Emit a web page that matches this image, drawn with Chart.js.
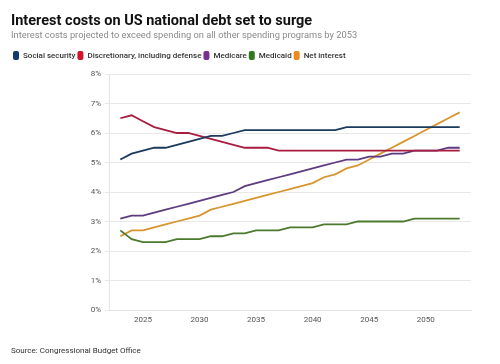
<!DOCTYPE html>
<html>
<head>
<meta charset="utf-8">
<script src="https://cdn.jsdelivr.net/npm/chart.js@4.4.1/dist/chart.umd.min.js"></script>
<style>
  html, body { margin: 0; padding: 0; background: #fff; }
  #wrap { position: relative; width: 500px; height: 364px; overflow: hidden; font-family: Roboto, "Noto Sans", sans-serif; }
  #c { position: absolute; left: 0; top: 0; }
  .t { position: absolute; left: 11px; white-space: nowrap; }
  #title { top: 12px; font-size: 14.5px; font-weight: 700; color: #111; }
  #sub { top: 29px; font-size: 9.3px; color: #8a8a8a; }
  #src { top: 346px; font-size: 8px; color: #333; }
</style>
</head>
<body>
<div id="wrap">
  <canvas id="c" width="500" height="364"></canvas>
  <div class="t" id="title">Interest costs on US national debt set to surge</div>
  <div class="t" id="sub">Interest costs projected to exceed spending on all other spending programs by 2053</div>
  <div class="t" id="src">Source: Congressional Budget Office</div>
</div>
<script>
const years = [2023,2024,2025,2026,2027,2028,2029,2030,2031,2032,2033,2034,2035,2036,2037,2038,2039,2040,2041,2042,2043,2044,2045,2046,2047,2048,2049,2050,2051,2052,2053];
const socialSecurity = [5.1,5.3,5.4,5.5,5.5,5.6,5.7,5.8,5.9,5.9,6.0,6.1,6.1,6.1,6.1,6.1,6.1,6.1,6.1,6.1,6.2,6.2,6.2,6.2,6.2,6.2,6.2,6.2,6.2,6.2,6.2];
const discretionary = [6.5,6.6,6.4,6.2,6.1,6.0,6.0,5.9,5.8,5.7,5.6,5.5,5.5,5.5,5.4,5.4,5.4,5.4,5.4,5.4,5.4,5.4,5.4,5.4,5.4,5.4,5.4,5.4,5.4,5.4,5.4];
const medicare = [3.1,3.2,3.2,3.3,3.4,3.5,3.6,3.7,3.8,3.9,4.0,4.2,4.3,4.4,4.5,4.6,4.7,4.8,4.9,5.0,5.1,5.1,5.2,5.2,5.3,5.3,5.4,5.4,5.4,5.5,5.5];
const medicaid = [2.7,2.4,2.3,2.3,2.3,2.4,2.4,2.4,2.5,2.5,2.6,2.6,2.7,2.7,2.7,2.8,2.8,2.8,2.9,2.9,2.9,3.0,3.0,3.0,3.0,3.0,3.1,3.1,3.1,3.1,3.1];
const netInterest = [2.5,2.7,2.7,2.8,2.9,3.0,3.1,3.2,3.4,3.5,3.6,3.7,3.8,3.9,4.0,4.1,4.2,4.3,4.5,4.6,4.8,4.9,5.1,5.3,5.5,5.7,5.9,6.1,6.3,6.5,6.7];
const xTicks = [2025,2030,2035,2040,2045,2050];
const yTicks = [0,1,2,3,4,5,6,7,8];

const seriesNames = ['Social security','Discretionary, including defense','Medicare','Medicaid','Net interest'];
const seriesData = [socialSecurity, discretionary, medicare, medicaid, netInterest];
const lineColors = ['#1b3a5e','#a81c3e','#5e3b7e','#4b7a2e','#d8952f'];
const boxColors = ['#0f3b6e','#d2142a','#7a2e94','#2f7a1e','#ec8a1c'];

const datasets = seriesNames.map((name, i) => ({
  label: name,
  data: years.map((yr, j) => ({x: yr, y: seriesData[i][j]})),
  borderColor: lineColors[i],
  backgroundColor: boxColors[i],
  borderWidth: 1.8,
  pointRadius: 0,
  tension: 0,
  fill: false
}));

const legendSpacer = {
  id: 'legendSpacer',
  beforeInit(chart) {
    const orig = chart.legend.fit;
    chart.legend.fit = function() { orig.call(this); this.height += 4; };
  }
};

new Chart(document.getElementById('c'), {
  type: 'line',
  data: { datasets },
  plugins: [legendSpacer],
  options: {
    responsive: false,
    animation: false,
    layout: { padding: { left: 11, right: 29, top: 49, bottom: 34 } },
    plugins: {
      legend: {
        display: true,
        position: 'top',
        align: 'start',
        labels: {
          boxWidth: 6,
          boxHeight: 9,
          padding: 2,
          useBorderRadius: true,
          borderRadius: 2,
          color: '#333',
          font: { family: 'Roboto', size: 8, weight: '500' },
          generateLabels(chart) {
            return chart.data.datasets.map((ds, i) => ({
              text: ds.label,
              fillStyle: boxColors[i],
              strokeStyle: boxColors[i],
              lineWidth: 0,
              borderRadius: 2,
              fontColor: '#333',
              datasetIndex: i,
              hidden: false
            }));
          }
        }
      },
      tooltip: { enabled: false }
    },
    scales: {
      x: {
        type: 'linear',
        min: 2022,
        max: 2054,
        afterBuildTicks(scale) { scale.ticks = xTicks.map(v => ({value: v})); },
        afterFit(scale) { scale.height = 20; },
        grid: { display: false, drawTicks: false },
        border: { display: true, color: '#e3e3e3' },
        ticks: {
          color: '#555',
          font: { family: 'Roboto', size: 8 },
          padding: 5,
          maxRotation: 0,
          callback: v => String(v)
        }
      },
      y: {
        min: 0,
        max: 8,
        afterBuildTicks(scale) { scale.ticks = yTicks.map(v => ({value: v})); },
        afterFit(scale) { scale.width = 98; },
        grid: { color: '#e8e8e8', tickLength: 4, lineWidth: 1 },
        border: { display: true, color: '#e3e3e3' },
        ticks: {
          color: '#555',
          font: { family: 'Roboto', size: 8 },
          padding: 4,
          callback: v => v + '%'
        }
      }
    }
  }
});
</script>
</body>
</html>
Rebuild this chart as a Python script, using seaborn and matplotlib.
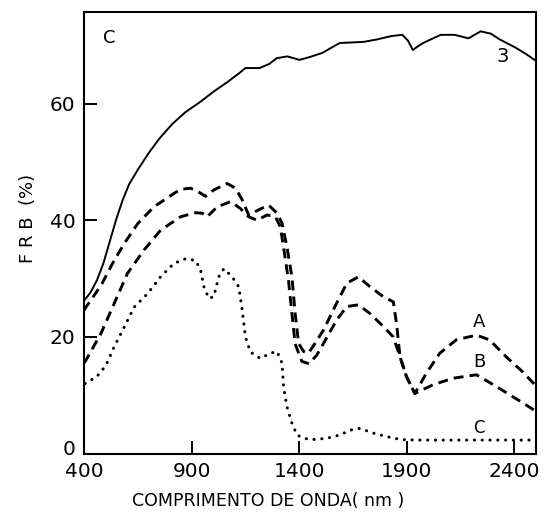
import matplotlib
matplotlib.use("Agg")
import matplotlib.pyplot as plt
import matplotlib.transforms as mtransforms
import seaborn as sns
import pandas as pd

# ---- data ----
wl_3 = [400, 430, 460, 490, 520, 550, 580, 610, 649, 700, 750, 810, 870, 940, 1000,
        1070, 1120, 1150, 1216, 1260, 1296, 1345, 1401, 1450, 1507, 1588, 1650, 1701,
        1760, 1830, 1879, 1905, 1928, 1950, 1976, 2057, 2122, 2186, 2243, 2290, 2332,
        2400, 2450, 2497]
frb_3 = [26.2, 27.6, 29.7, 32.6, 36.4, 40.2, 43.5, 46.2, 48.6, 51.5, 54.0, 56.5, 58.5,
         60.3, 62.0, 63.8, 65.2, 66.1, 66.1, 66.8, 67.8, 68.1, 67.5, 68.0, 68.7, 70.4,
         70.5, 70.6, 71.0, 71.6, 71.8, 70.8, 69.2, 69.8, 70.4, 71.8, 71.8, 71.2, 72.4,
         72.0, 71.0, 69.7, 68.6, 67.4]

wl_A = [400, 409, 479, 540, 587, 649, 725, 818, 849, 895, 930, 965, 1003, 1065, 1104,
        1135, 1165, 1212, 1258, 1297, 1320, 1343, 1366, 1381, 1397, 1420, 1443, 1475,
        1513, 1574, 1621, 1675, 1729, 1790, 1837, 1852, 1868, 1898, 1937, 1991, 2053,
        2130, 2223, 2284, 2361, 2438, 2497]
frb_A = [24.5, 25.1, 28.8, 33.1, 36.0, 39.4, 42.3, 44.6, 45.3, 45.5, 44.9, 44.1, 45.2,
         46.3, 45.5, 43.5, 40.9, 41.8, 42.6, 41.2, 39.5, 35.4, 30.3, 24.0, 18.9, 17.5,
         17.2, 19.0, 21.2, 25.8, 29.2, 30.3, 28.6, 26.9, 26.0, 22.3, 16.6, 13.2, 10.3,
         13.8, 17.2, 19.5, 20.3, 19.5, 16.6, 14.0, 11.7]

wl_B = [400, 409, 479, 540, 602, 679, 756, 849, 919, 950, 972, 1019, 1081, 1127, 1165,
        1204, 1250, 1289, 1312, 1327, 1350, 1366, 1381, 1412, 1445, 1480, 1513, 1574,
        1621, 1675, 1729, 1790, 1837, 1868, 1898, 1937, 2022, 2114, 2223, 2315, 2438,
        2497]
frb_B = [15.5, 16.0, 20.6, 25.7, 30.9, 34.9, 38.3, 40.6, 41.3, 41.2, 40.6, 42.3, 43.2,
         42.0, 40.6, 40.0, 40.9, 40.6, 38.9, 35.4, 29.7, 24.0, 18.8, 15.8, 15.4, 16.8,
         18.9, 22.9, 25.2, 25.5, 24.0, 21.8, 20.0, 16.6, 13.2, 10.3, 11.8, 12.9, 13.5,
         11.5, 8.7, 7.3]

wl_C = [405, 460, 502, 540, 587, 633, 695, 756, 818, 872, 919, 942, 957, 980, 1003,
        1026, 1050, 1088, 1119, 1135, 1150, 1173, 1219, 1266, 1297, 1320, 1327, 1343,
        1366, 1389, 1420, 1466, 1528, 1590, 1636, 1682, 1744, 1806, 1870, 1950, 2100,
        2250, 2400, 2497]
frb_C = [12.0, 13.2, 15.1, 18.3, 21.7, 25.1, 27.4, 30.3, 32.6, 33.4, 33.1, 31.4, 28.6,
         26.6, 26.9, 30.3, 31.7, 30.3, 28.6, 24.6, 20.0, 17.4, 16.3, 17.2, 17.5, 15.5,
         11.5, 8.0, 5.2, 3.2, 2.6, 2.4, 2.6, 3.2, 4.0, 4.3, 3.5, 2.9, 2.4, 2.3, 2.3,
         2.3, 2.3, 2.3]

x_ticks = [400, 900, 1400, 1900, 2400]
y_ticks = [0, 20, 40, 60]
x_label = "COMPRIMENTO DE ONDA( nm )"
y_label = "F R B  (%)"

# ---- plot ----
sns.set_theme(style="ticks")
plt.rcParams["font.family"] = ["DejaVu Sans"]
plt.rcParams["text.color"] = "black"
plt.rcParams["axes.labelcolor"] = "black"

fig = plt.figure(figsize=(5.45, 5.12), dpi=100)
ax = fig.add_axes([84 / 545, 58.5 / 512, 452 / 545, 442 / 512])

df3 = pd.DataFrame({"wl": wl_3, "frb": frb_3})
dfA = pd.DataFrame({"wl": wl_A, "frb": frb_A})
dfB = pd.DataFrame({"wl": wl_B, "frb": frb_B})
dfC = pd.DataFrame({"wl": wl_C, "frb": frb_C})

sns.lineplot(data=df3, x="wl", y="frb", ax=ax, color="black", linewidth=1.4)
sns.lineplot(data=dfA, x="wl", y="frb", ax=ax, color="black", linewidth=2.1)
ax.lines[-1].set_linestyle((0, (3.4, 2.1)))
sns.lineplot(data=dfB, x="wl", y="frb", ax=ax, color="black", linewidth=2.1)
ax.lines[-1].set_linestyle((0, (3.4, 2.1)))
sns.lineplot(data=dfC, x="wl", y="frb", ax=ax, color="black", linewidth=2.2)
ax.lines[-1].set_linestyle((0, (0.05, 2.5)))
ax.lines[-1].set_dash_capstyle("round")

ax.set_xlim(400, 2500)
ax.set_ylim(0, 75.8)
ax.set_xticks(x_ticks)
ax.set_yticks(y_ticks)
ax.set_xticklabels([str(v) for v in x_ticks])
ax.set_yticklabels([str(v) for v in y_ticks])
ax.tick_params(direction="in", length=9.5, width=1.4, labelsize=14.5,
               colors="black", labelcolor="black", pad=6)
for s in ax.spines.values():
    s.set_visible(True)
    s.set_linewidth(1.5)
    s.set_color("black")

# lift the "0" label slightly so it sits above the "400" label
zero_lbl = ax.get_yticklabels()[0]
zero_lbl.set_transform(zero_lbl.get_transform() +
                       mtransforms.ScaledTranslation(0, 4 / 72, fig.dpi_scale_trans))

ax.set_xlabel(x_label, fontsize=12.5, color="black")
ax.xaxis.set_label_coords((268 - 84) / 452, -(501 - 453.5) / 442)
ax.xaxis.label.set_va("center")
ax.set_ylabel(y_label, fontsize=13, color="black")
ax.yaxis.set_label_coords((28 - 84) / 452, (453.5 - 218) / 442)
ax.yaxis.label.set_va("center")

ax.text(516, 71.3, "C", fontsize=13, ha="center", va="center", color="black")
ax.text(2344, 68.0, "3", fontsize=14, ha="center", va="center", color="black")
ax.text(2235, 22.6, "A", fontsize=13, ha="center", va="center", color="black")
ax.text(2235, 15.7, "B", fontsize=13, ha="center", va="center", color="black")
ax.text(2235, 4.3, "C", fontsize=12, ha="center", va="center", color="black")

fig.savefig("out.png", dpi=100, facecolor="white")
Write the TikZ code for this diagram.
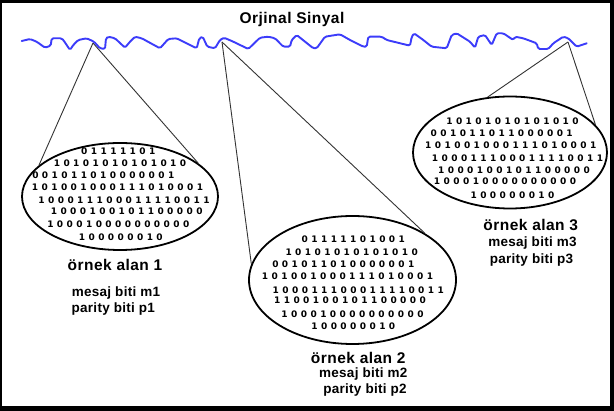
\documentclass[tikz,border=0pt]{standalone}
\usepackage{fontspec}
\setmainfont{Liberation Sans}
\newfontfamily\bigfam[LetterSpace=3]{Liberation Sans}
\newfontfamily\smallfam[LetterSpace=2]{Liberation Sans}
\newfontfamily\bitfam{DejaVu Sans}
\usetikzlibrary{shapes.geometric}
\newlength\bitw
\setlength\bitw{9.7pt}
\def\bitsloop#1{\ifx#1\relax\else\makebox[\bitw]{#1}\expandafter\bitsloop\fi}
\newcommand\bitrow[1]{\bitsloop#1\relax}
\tikzset{
  bigtxt/.style={inner sep=0pt, font=\bigfam\bfseries\fontsize{15.5}{17}\selectfont},
  smalltxt/.style={inner sep=0pt, font=\smallfam\bfseries\fontsize{13.5}{15}\selectfont},
  bits/.style={inner sep=0pt, font=\bitfam\bfseries\fontsize{9}{11}\selectfont},
  oval/.style={ellipse, draw=black, line width=1.8pt, inner sep=0pt},
  link/.style={draw=black!80, line width=0.9pt},
  wave/.style={draw={rgb,255:red,60;green,60;blue,250}, line width=1.9pt, rounded corners=1.5pt, line join=round, line cap=round}
}
\begin{document}
\begin{tikzpicture}[x=1pt,y=-1pt]
\useasboundingbox (0,0) rectangle (614,411);
\fill[black] (0,0) rectangle (614,411);
\fill[white] (2,3) rectangle (610,406.5);

\node[bigtxt] (title) at (292,19) {Orjinal Sinyal};

% ellipses
\node[oval, minimum width=196pt, minimum height=107pt] (e1) at (120,196.5) {};
\node[oval, minimum width=207pt, minimum height=128pt] (e2) at (352.5,280) {};
\node[oval, minimum width=194pt, minimum height=112pt] (e3) at (510,152.5) {};

% apex points on the wave
\coordinate (a1) at (93,43);
\coordinate (a2) at (222,42);
\coordinate (a3) at (568,42);

\draw[link] (a1) -- (e1.159);
\draw[link] (a1) -- (e1.23);
\draw[link] (a2) -- (e2.171.7);
\draw[link] (a2) -- (e2.33.5);
\draw[link] (a3) -- (e3.112.7);
\draw[link] (a3) -- (e3.18.6);

% wave
\draw[wave] (21.7,41) -- (30,39) -- (36.7,41.7) -- (45,47.7) -- (50.7,45.7) -- (51.7,38.3) -- (61.7,38.3) -- (64,41) -- (70,50) -- (73.3,45) -- (78.3,40) -- (86.7,38.3) -- (94,41.7) -- (100,48.3) -- (105,49) -- (106,38.3) -- (108.3,36.7) -- (115,38.3) -- (125,47.7) -- (130,41.7) -- (135,36.7) -- (141.7,38.3) -- (160,48.3) -- (168.3,39) -- (176.7,38.3) -- (196.7,48.3) -- (199.3,38.3) -- (202.7,36.7) -- (207.3,46.7) -- (215,48.3) -- (220,40) -- (224,37.7) -- (233.3,41.7) -- (248.3,49) -- (260,37.7) -- (268.3,36.7) -- (275,38.3) -- (283.3,46.7) -- (290,46.7) -- (291.7,40) -- (296.7,35) -- (313.3,48.3) -- (316.7,48.3) -- (325,36.7) -- (340,34.3) -- (350,40) -- (363.3,46.7) -- (366.7,46.7) -- (368.3,36.7) -- (381.7,36.7) -- (386.7,40) -- (410,45.7) -- (411.7,37) -- (414,33.3) -- (423.3,40) -- (431.7,46.7) -- (446.7,48.3) -- (451.7,35) -- (456.7,33.3) -- (470,41.7) -- (475,47.7) -- (478.3,36.7) -- (485,35) -- (491.7,45) -- (496.7,33.3) -- (503.3,33.3) -- (513.3,40) -- (515,36.7) -- (523.3,38.3) -- (536.7,43.3) -- (538.3,49) -- (548.3,49) -- (553.3,43.3) -- (563.3,36.7) -- (568.3,38.3) -- (576.7,46.7) -- (586.7,43.3);

% bits, ellipse 1
\node[bits] (b11) at (118.3,151.7) {\bitrow{01111101}};
\node[bits] (b12) at (120,163.3) {\bitrow{10101010101010}};
\node[bits] (b13) at (103.3,175) {\bitrow{001011010000001}};
\node[bits] (b14) at (117.5,187.3) {\bitrow{101001000111010001}};
\node[bits] (b15) at (124,200.7) {\bitrow{100011100011110011}};
\node[bits] (b16) at (126.7,211.7) {\bitrow{1000100101100000}};
\node[bits] (b17) at (118.3,224) {\bitrow{100010000000000}};
\node[bits] (b18) at (120.8,237.7) {\bitrow{100000010}};

% bits, ellipse 2
\node[bits] (b21) at (353.3,239.3) {\bitrow{01111101001}};
\node[bits] (b22) at (351.7,252.7) {\bitrow{10101010101010}};
\node[bits] (b23) at (343.3,264.3) {\bitrow{001011010000001}};
\node[bits] (b24) at (347.5,276.7) {\bitrow{101001000111010001}};
\node[bits] (b25) at (358.3,290) {\bitrow{100011100011110011}};
\node[bits] (b26) at (350,300.7) {\bitrow{1100100101100000}};
\node[bits] (b27) at (352.5,314) {\bitrow{100010000000000}};
\node[bits] (b28) at (353.3,326.7) {\bitrow{100000010}};

% bits, ellipse 3
\node[bits] (b31) at (512.5,121.7) {\bitrow{10101010101010}};
\node[bits] (b32) at (501.7,133.3) {\bitrow{001011011000001}};
\node[bits] (b33) at (510.8,145) {\bitrow{101001000111010001}};
\node[bits] (b34) at (517.5,158.3) {\bitrow{100011100011110011}};
\node[bits] (b35) at (514,170) {\bitrow{1000100101100000}};
\node[bits] (b36) at (505,181.7) {\bitrow{100010000000000}};
\node[bits] (b37) at (512.5,195) {\bitrow{100000010}};

% labels
\node[bigtxt] (l1a) at (115,265) {örnek alan 1};
\node[smalltxt] (l1b) at (116,293) {mesaj biti m1};
\node[smalltxt] (l1c) at (113.3,309) {parity biti p1};

\node[bigtxt] (l2a) at (358.3,358) {örnek alan 2};
\node[smalltxt] (l2b) at (363.3,374) {mesaj biti m2};
\node[smalltxt] (l2c) at (365,390) {parity biti p2};

\node[bigtxt] (l3a) at (530.8,225) {örnek alan 3};
\node[smalltxt] (l3b) at (532.5,243) {mesaj biti m3};
\node[smalltxt] (l3c) at (531.5,260) {parity biti p3};
\end{tikzpicture}
\end{document}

════════════════

**Exercise objective**
Exactly the lines from the one with "Rebuild this chart" through the one with "11.5, 8.7, 7.3]" are to be reproduced, and no pictures with them.

**Solution to this task**
Rebuild this chart as a Python script, using seaborn and matplotlib.
import matplotlib
matplotlib.use("Agg")
import matplotlib.pyplot as plt
import matplotlib.transforms as mtransforms
import seaborn as sns
import pandas as pd

# ---- data ----
wl_3 = [400, 430, 460, 490, 520, 550, 580, 610, 649, 700, 750, 810, 870, 940, 1000,
        1070, 1120, 1150, 1216, 1260, 1296, 1345, 1401, 1450, 1507, 1588, 1650, 1701,
        1760, 1830, 1879, 1905, 1928, 1950, 1976, 2057, 2122, 2186, 2243, 2290, 2332,
        2400, 2450, 2497]
frb_3 = [26.2, 27.6, 29.7, 32.6, 36.4, 40.2, 43.5, 46.2, 48.6, 51.5, 54.0, 56.5, 58.5,
         60.3, 62.0, 63.8, 65.2, 66.1, 66.1, 66.8, 67.8, 68.1, 67.5, 68.0, 68.7, 70.4,
         70.5, 70.6, 71.0, 71.6, 71.8, 70.8, 69.2, 69.8, 70.4, 71.8, 71.8, 71.2, 72.4,
         72.0, 71.0, 69.7, 68.6, 67.4]

wl_A = [400, 409, 479, 540, 587, 649, 725, 818, 849, 895, 930, 965, 1003, 1065, 1104,
        1135, 1165, 1212, 1258, 1297, 1320, 1343, 1366, 1381, 1397, 1420, 1443, 1475,
        1513, 1574, 1621, 1675, 1729, 1790, 1837, 1852, 1868, 1898, 1937, 1991, 2053,
        2130, 2223, 2284, 2361, 2438, 2497]
frb_A = [24.5, 25.1, 28.8, 33.1, 36.0, 39.4, 42.3, 44.6, 45.3, 45.5, 44.9, 44.1, 45.2,
         46.3, 45.5, 43.5, 40.9, 41.8, 42.6, 41.2, 39.5, 35.4, 30.3, 24.0, 18.9, 17.5,
         17.2, 19.0, 21.2, 25.8, 29.2, 30.3, 28.6, 26.9, 26.0, 22.3, 16.6, 13.2, 10.3,
         13.8, 17.2, 19.5, 20.3, 19.5, 16.6, 14.0, 11.7]

wl_B = [400, 409, 479, 540, 602, 679, 756, 849, 919, 950, 972, 1019, 1081, 1127, 1165,
        1204, 1250, 1289, 1312, 1327, 1350, 1366, 1381, 1412, 1445, 1480, 1513, 1574,
        1621, 1675, 1729, 1790, 1837, 1868, 1898, 1937, 2022, 2114, 2223, 2315, 2438,
        2497]
frb_B = [15.5, 16.0, 20.6, 25.7, 30.9, 34.9, 38.3, 40.6, 41.3, 41.2, 40.6, 42.3, 43.2,
         42.0, 40.6, 40.0, 40.9, 40.6, 38.9, 35.4, 29.7, 24.0, 18.8, 15.8, 15.4, 16.8,
         18.9, 22.9, 25.2, 25.5, 24.0, 21.8, 20.0, 16.6, 13.2, 10.3, 11.8, 12.9, 13.5,
         11.5, 8.7, 7.3]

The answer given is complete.